Horowitz relates ethnicity and the act of sociological analysis. He critiques the absence of a set of first principles which scholars could agree to use to examine ethnic relations in an intelligible and productive way. He asserts that the sociology of ethnicity is being held back by the lack of this intellectual foundation, which thwarts attempts to compare different situations and groups.
Horowitz cites several phenomena whose understanding, he believes, should be the utmost goal of analysis. First, there is the fact that different societies have different degrees of division. This phenomena, in his view, points to the differing roles of colonial, sovereign, ethnic, and indigenous identities in organizing people and instigating conflict. Second, he advocates trying to understand why different kinds of hierarchy emerge in social arrangements, and how they make possible or foreclose different economic transactions. Third, he argues that we must learn more about why systems tend towards centralization, often forging binary oppositions such as two-party political systems.
Fourth, Horowitz seeks to understand the role of differences that are ascribed rather than obvious. He uses as an example the fact that the ascription of one’s “ethnicity” is more complicated than how one dresses, or where one lives, or the religion or language in which one takes part. Difference constantly exceeds and overflows humanity’s categorizing capabilities, resulting in the formation of even more complex categories. Horowitz also argues, in the vein of Karl Marx, that ethnicity is more useful as a describing term than class, since it is more rigid, while class mobility is highly possible, even encouraged, in many societies.

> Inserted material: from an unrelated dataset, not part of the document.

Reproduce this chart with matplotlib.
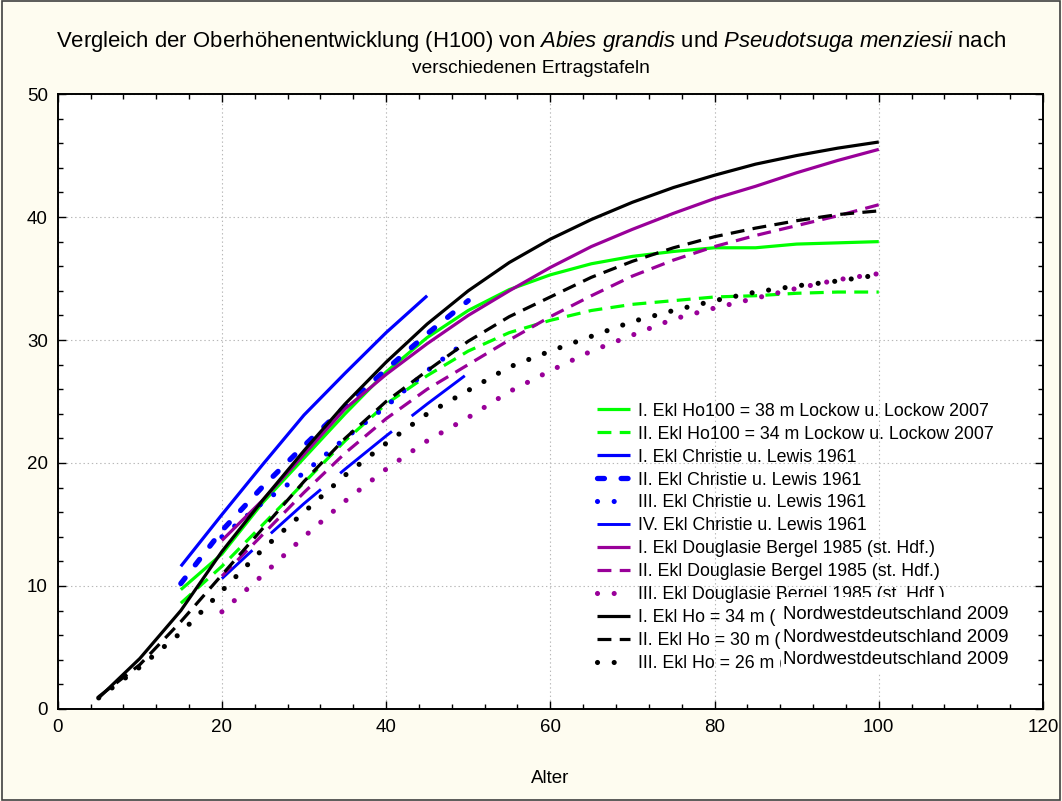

Horowitz describes his theory of ethnic conflict. He holds that ethnic sentiment naturally takes on a primal, “raw” form that is then distorted and manipulated by self-interested institutional powers, which themselves have emerged out of years of ethnic struggle. He talks about the common capacity of institutions to actively affect ethnic sentiment. To do so, he reviews three primary frameworks for understanding ethnic conflict: cultural pluralism, economic self-interestedness, and the theory of modernization. None of them, in his view, are as comprehensive in describing ethnic conflict as the social psychological theory that he endorses. Horowitz rejects the notion that conflict happens because different ethnic identities feud over how labor is divided. Instead, most societies are driven by the creation of economic niches that constantly pull away from the notion that industries are to be few in number and ethnically contentious. Different ethnic groups naturally come to favor and participate in distinct economic activities.
Horowitz touches on how ethnic conflict relates to partisan politics. He believes that modern electoral systems make it easier than ever to form ethnic groups that eventuate in ethnic conflicts. If political partisanship is to be utilized well, in Horowitz’s view, it should publicly respond to as many issues as possible, participating in the languages of ethnicization. As grounds for this claim, he points to the fact that rarely, in the long run, do people simply vote for a party that engineers its identity to reflect a static ethnicity. Rather, their votes change rapidly and are highly sensitive to social evolution.
Using a number of well-researched examples from a broad set of nations across the most recent segment of the modern era, Horowitz delivers a compelling appeal to rethink ethnic conflict. The analytical position he arrives at is one of constant attentiveness to the psychology of ethnic formation, which provides a sounding board for new developments in economics and politics.